Hong Kong saw its retail sales drop at a slower pace in October as consumers continued to shy away from luxury purchases. 

Revenue from jewelry, watches, clocks and valuable gifts slid 11% year on year to HKD 4.54 billion ($583.1 million) for the month, according to data the government’s Census and Statistics Department released last week. However, the decrease was more moderate than the previous month, when hard-luxury revenue fell 18%. Retail sales across all product categories slipped 3% to HKD 32.88 billion ($4.23 billion). 

The decline also reflected an unfavorable comparison with the same period a year ago, when spending bounced back after the border reopened and tourists were allowed to return to Hong Kong from the mainland to purchase luxury goods.
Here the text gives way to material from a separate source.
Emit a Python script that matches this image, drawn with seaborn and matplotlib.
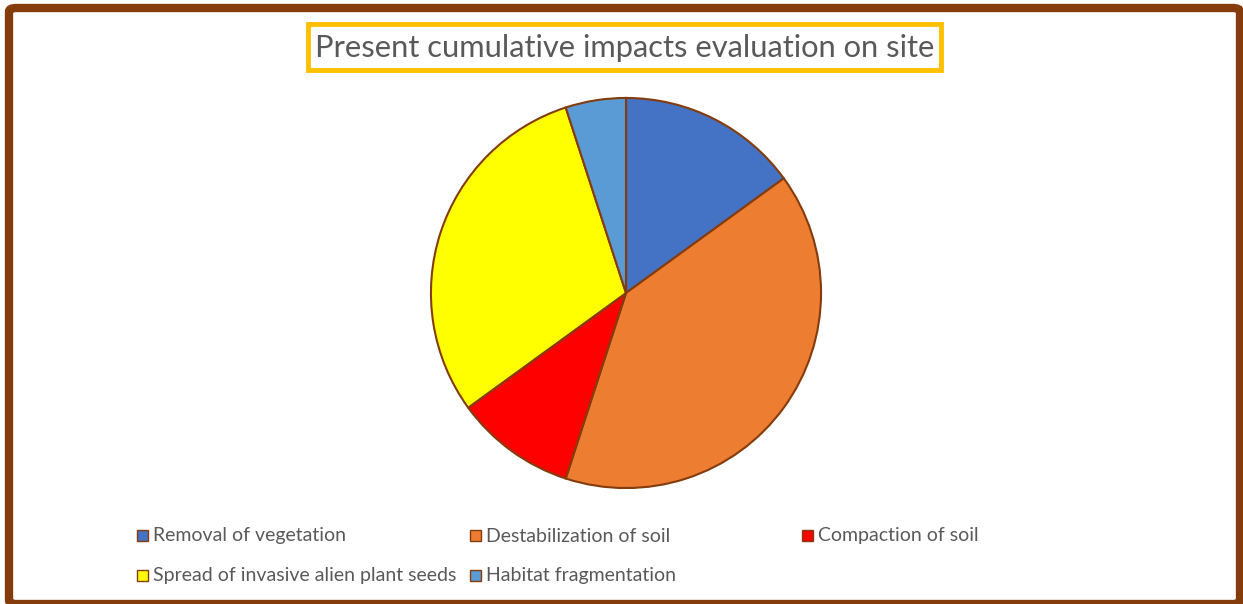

The municipality derives a large portion of its luxury revenue from tourists — primarily from China — who come there to purchase goods. 

“The year-on-year decline of total retail sales value narrowed further in October,” a government spokesperson said. “On a seasonally adjusted basis, the value of total retail sales continued to increase month to month.” 

Different initiatives the government put into place to spur retail sales should help them continue to improve, though it may take time for them to return to a positive level. 

“Looking ahead, the mainland’s recent introduction of various measures to boost the economy would help support consumption sentiment and economic activities in Hong Kong,” the spokesperson added. “[That,] as well as increasing employment earnings, would be conducive to spending by both residents and visitors in the domestic market, though the change in their consumption patterns will continue to pose a constraint.”

Image: Tsim Sha Sui shopping district in Hong Kong. (Shutterstock)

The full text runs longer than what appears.